External Data Access and Indexing in a Scalable Big Data Management System
- Author(s): Alamoudi, Abdullah Abdulrahman
- Advisor(s): Carey, Michael J
- et al.
Traditional Database Management Systems (DBMS) offer a long list of quality attributes such as high performance, a flexible query interface, accuracy, reliability and fault tolerance. However, in order for users to get these benefits, they need to first have their data loaded into the system and stored in its storage layer using the system's binary format and utilizing its different data structures. The space requirements and the computational and operational cost of loading data is unjustifiable at times. This cost increases as data becomes larger and larger, especially when existing systems are generating these data continually, e.g., by producing system logs. For these reasons, many existing applications don't use DBMSs at all and instead rely on custom scripts or specialized code that lack the qualities offered by DBMSs. This problem has been acknowledged by many Data Management Systems that also provide ways for users to use their query language to carry out different analysis against data in raw format. However, external data access in most of these systems involves expensive full scan operations, affecting the performance of these DBMSs to a great extent. For this reason, many data management systems provide external data access to facilitate data loading and not for ongoing use for routine data querying and analysis.

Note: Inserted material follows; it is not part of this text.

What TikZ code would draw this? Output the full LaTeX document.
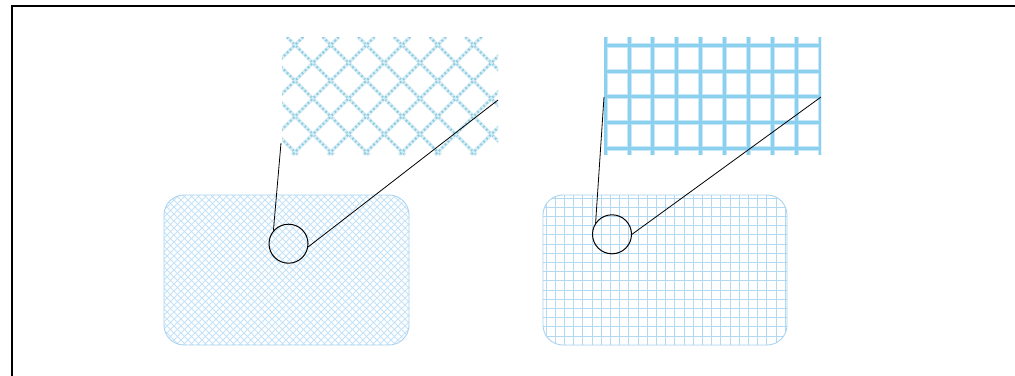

Recently, several research projects have sought to improve efficiency for external data access using different techniques. Each of these techniques has certain limitations, such as having to change the existing external data or having to write it in the first place through a specialized system, or has resulted in very small performance gains. In AsterixDB, the big data management system developed in UCI, we have designed and implemented a new feature that allows building incrementally refreshable indexes over external data. In this thesis, we explain in detail the different types of external data AsterixDB can access through its adapters. We then explain the semantics and user model associated with the indexing of external data. We follow that with a discussion of the system design for indexing external data and show how the system addresses the different challenges associated with this task. We further provide an evaluation of query performance over external data that resides in Hadoop Distributed File System. We compare AsterixDB's external data access with Hive on the same data files and with the same data after loading it into AsterixDB's internal storage. We show that a user can get competitive performance using AsterixDB without having to first load their data into the system.